* START *
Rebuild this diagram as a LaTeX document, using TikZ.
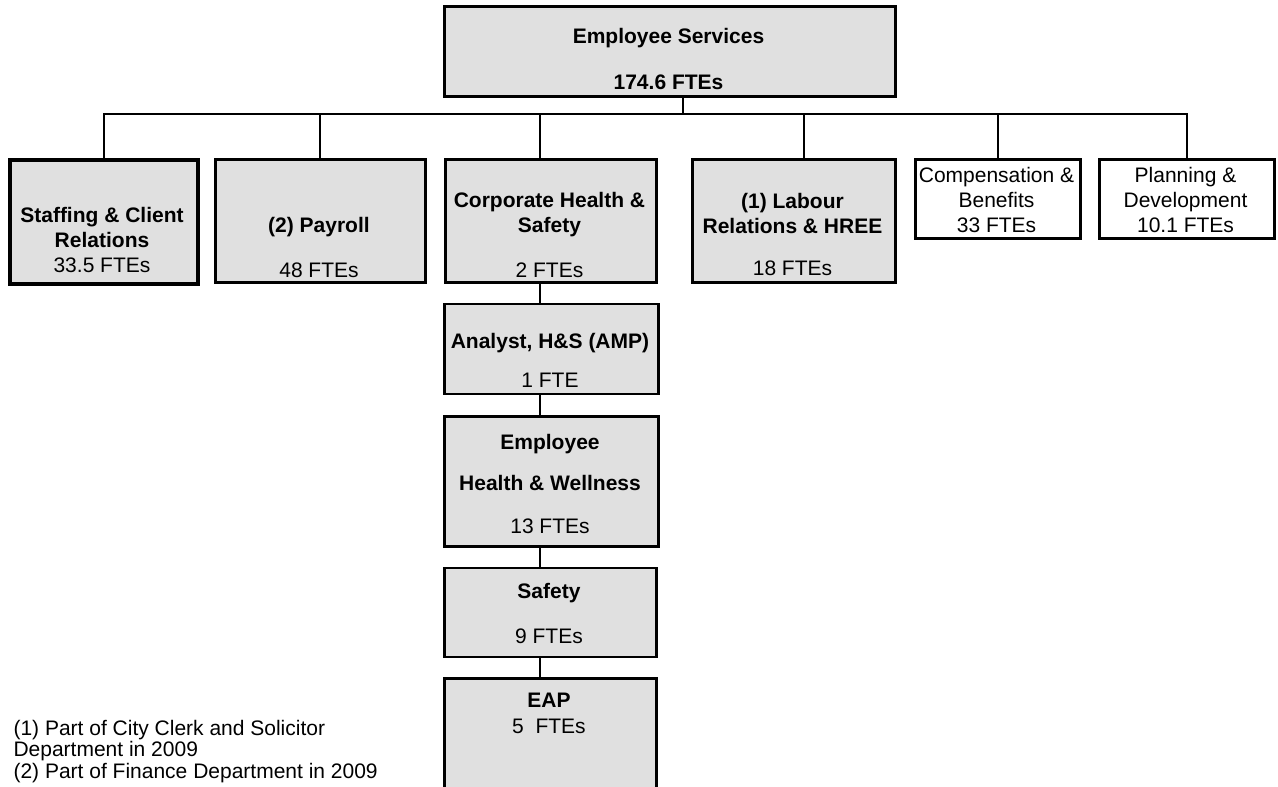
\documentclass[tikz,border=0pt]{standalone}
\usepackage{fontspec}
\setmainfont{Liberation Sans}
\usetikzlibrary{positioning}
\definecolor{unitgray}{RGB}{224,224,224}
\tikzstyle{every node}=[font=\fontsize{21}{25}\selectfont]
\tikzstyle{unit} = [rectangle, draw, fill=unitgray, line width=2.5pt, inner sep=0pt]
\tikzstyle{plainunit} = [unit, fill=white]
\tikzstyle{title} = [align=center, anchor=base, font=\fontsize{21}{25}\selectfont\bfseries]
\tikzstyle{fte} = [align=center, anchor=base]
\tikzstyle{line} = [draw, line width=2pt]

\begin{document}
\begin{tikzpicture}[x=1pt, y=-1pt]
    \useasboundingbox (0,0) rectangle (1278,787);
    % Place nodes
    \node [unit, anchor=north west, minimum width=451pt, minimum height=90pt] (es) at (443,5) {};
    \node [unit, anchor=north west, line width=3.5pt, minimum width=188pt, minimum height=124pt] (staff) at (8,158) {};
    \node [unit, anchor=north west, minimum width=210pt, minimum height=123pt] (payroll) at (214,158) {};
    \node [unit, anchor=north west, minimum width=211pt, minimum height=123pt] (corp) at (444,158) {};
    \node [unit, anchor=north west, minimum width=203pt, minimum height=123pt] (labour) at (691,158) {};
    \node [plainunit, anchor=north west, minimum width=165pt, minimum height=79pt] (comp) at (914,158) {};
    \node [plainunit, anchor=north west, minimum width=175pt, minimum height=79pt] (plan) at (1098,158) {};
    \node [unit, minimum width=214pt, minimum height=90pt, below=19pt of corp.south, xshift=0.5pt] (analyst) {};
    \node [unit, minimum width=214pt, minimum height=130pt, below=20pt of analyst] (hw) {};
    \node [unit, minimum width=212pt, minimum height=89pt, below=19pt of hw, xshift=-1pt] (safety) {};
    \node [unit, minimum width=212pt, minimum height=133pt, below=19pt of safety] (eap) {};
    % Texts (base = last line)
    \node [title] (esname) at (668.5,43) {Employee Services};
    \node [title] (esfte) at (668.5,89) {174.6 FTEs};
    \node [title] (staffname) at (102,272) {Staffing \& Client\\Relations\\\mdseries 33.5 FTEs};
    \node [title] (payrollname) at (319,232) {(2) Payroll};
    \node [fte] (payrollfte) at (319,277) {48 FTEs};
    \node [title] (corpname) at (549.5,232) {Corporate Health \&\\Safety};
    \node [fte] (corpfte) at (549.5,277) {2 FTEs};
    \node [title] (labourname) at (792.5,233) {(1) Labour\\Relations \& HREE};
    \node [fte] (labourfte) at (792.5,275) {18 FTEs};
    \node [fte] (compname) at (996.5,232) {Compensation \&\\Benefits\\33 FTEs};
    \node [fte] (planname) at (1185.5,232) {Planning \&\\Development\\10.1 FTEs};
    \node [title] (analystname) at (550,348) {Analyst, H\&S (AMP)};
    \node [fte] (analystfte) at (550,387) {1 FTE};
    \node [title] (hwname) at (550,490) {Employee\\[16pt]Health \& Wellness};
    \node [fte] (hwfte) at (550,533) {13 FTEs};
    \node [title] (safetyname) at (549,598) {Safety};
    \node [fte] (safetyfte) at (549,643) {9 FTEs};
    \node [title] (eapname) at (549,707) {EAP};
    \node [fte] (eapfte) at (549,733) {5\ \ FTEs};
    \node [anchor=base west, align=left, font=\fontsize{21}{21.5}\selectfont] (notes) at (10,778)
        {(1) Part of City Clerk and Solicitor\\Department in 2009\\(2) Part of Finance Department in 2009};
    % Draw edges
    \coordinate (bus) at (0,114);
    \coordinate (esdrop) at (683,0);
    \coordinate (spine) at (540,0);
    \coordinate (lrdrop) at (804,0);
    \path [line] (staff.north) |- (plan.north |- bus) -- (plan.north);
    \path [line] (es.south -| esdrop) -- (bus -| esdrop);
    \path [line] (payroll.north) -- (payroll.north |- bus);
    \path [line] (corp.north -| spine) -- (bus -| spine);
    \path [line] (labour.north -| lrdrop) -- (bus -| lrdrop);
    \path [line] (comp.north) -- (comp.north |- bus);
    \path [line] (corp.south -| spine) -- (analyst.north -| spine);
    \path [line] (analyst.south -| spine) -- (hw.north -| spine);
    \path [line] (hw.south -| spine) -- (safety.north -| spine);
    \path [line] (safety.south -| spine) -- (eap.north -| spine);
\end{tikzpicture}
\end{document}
* END *
**Do this**
Copy out all of the data word for word. Do not carry over any picture.

**Result of the exercise**
Rebuild this diagram as a LaTeX document, using TikZ.
\documentclass[tikz,border=0pt]{standalone}
\usepackage{fontspec}
\setmainfont{Liberation Sans}
\usetikzlibrary{positioning}
\definecolor{unitgray}{RGB}{224,224,224}
\tikzstyle{every node}=[font=\fontsize{21}{25}\selectfont]
\tikzstyle{unit} = [rectangle, draw, fill=unitgray, line width=2.5pt, inner sep=0pt]
\tikzstyle{plainunit} = [unit, fill=white]
\tikzstyle{title} = [align=center, anchor=base, font=\fontsize{21}{25}\selectfont\bfseries]
\tikzstyle{fte} = [align=center, anchor=base]
\tikzstyle{line} = [draw, line width=2pt]

\begin{document}
\begin{tikzpicture}[x=1pt, y=-1pt]
    \useasboundingbox (0,0) rectangle (1278,787);
    % Place nodes
    \node [unit, anchor=north west, minimum width=451pt, minimum height=90pt] (es) at (443,5) {};
    \node [unit, anchor=north west, line width=3.5pt, minimum width=188pt, minimum height=124pt] (staff) at (8,158) {};
    \node [unit, anchor=north west, minimum width=210pt, minimum height=123pt] (payroll) at (214,158) {};
    \node [unit, anchor=north west, minimum width=211pt, minimum height=123pt] (corp) at (444,158) {};
    \node [unit, anchor=north west, minimum width=203pt, minimum height=123pt] (labour) at (691,158) {};
    \node [plainunit, anchor=north west, minimum width=165pt, minimum height=79pt] (comp) at (914,158) {};
    \node [plainunit, anchor=north west, minimum width=175pt, minimum height=79pt] (plan) at (1098,158) {};
    \node [unit, minimum width=214pt, minimum height=90pt, below=19pt of corp.south, xshift=0.5pt] (analyst) {};
    \node [unit, minimum width=214pt, minimum height=130pt, below=20pt of analyst] (hw) {};
    \node [unit, minimum width=212pt, minimum height=89pt, below=19pt of hw, xshift=-1pt] (safety) {};
    \node [unit, minimum width=212pt, minimum height=133pt, below=19pt of safety] (eap) {};
    % Texts (base = last line)
    \node [title] (esname) at (668.5,43) {Employee Services};
    \node [title] (esfte) at (668.5,89) {174.6 FTEs};
    \node [title] (staffname) at (102,272) {Staffing \& Client\\Relations\\\mdseries 33.5 FTEs};
    \node [title] (payrollname) at (319,232) {(2) Payroll};
    \node [fte] (payrollfte) at (319,277) {48 FTEs};
    \node [title] (corpname) at (549.5,232) {Corporate Health \&\\Safety};
    \node [fte] (corpfte) at (549.5,277) {2 FTEs};
    \node [title] (labourname) at (792.5,233) {(1) Labour\\Relations \& HREE};
    \node [fte] (labourfte) at (792.5,275) {18 FTEs};
    \node [fte] (compname) at (996.5,232) {Compensation \&\\Benefits\\33 FTEs};
    \node [fte] (planname) at (1185.5,232) {Planning \&\\Development\\10.1 FTEs};
    \node [title] (analystname) at (550,348) {Analyst, H\&S (AMP)};
    \node [fte] (analystfte) at (550,387) {1 FTE};
    \node [title] (hwname) at (550,490) {Employee\\[16pt]Health \& Wellness};
    \node [fte] (hwfte) at (550,533) {13 FTEs};
    \node [title] (safetyname) at (549,598) {Safety};
    \node [fte] (safetyfte) at (549,643) {9 FTEs};
    \node [title] (eapname) at (549,707) {EAP};
    \node [fte] (eapfte) at (549,733) {5\ \ FTEs};
    \node [anchor=base west, align=left, font=\fontsize{21}{21.5}\selectfont] (notes) at (10,778)
        {(1) Part of City Clerk and Solicitor\\Department in 2009\\(2) Part of Finance Department in 2009};
    % Draw edges
    \coordinate (bus) at (0,114);
    \coordinate (esdrop) at (683,0);
    \coordinate (spine) at (540,0);
    \coordinate (lrdrop) at (804,0);
    \path [line] (staff.north) |- (plan.north |- bus) -- (plan.north);
    \path [line] (es.south -| esdrop) -- (bus -| esdrop);
    \path [line] (payroll.north) -- (payroll.north |- bus);
    \path [line] (corp.north -| spine) -- (bus -| spine);
    \path [line] (labour.north -| lrdrop) -- (bus -| lrdrop);
    \path [line] (comp.north) -- (comp.north |- bus);
    \path [line] (corp.south -| spine) -- (analyst.north -| spine);
    \path [line] (analyst.south -| spine) -- (hw.north -| spine);
    \path [line] (hw.south -| spine) -- (safety.north -| spine);
    \path [line] (safety.south -| spine) -- (eap.north -| spine);
\end{tikzpicture}
\end{document}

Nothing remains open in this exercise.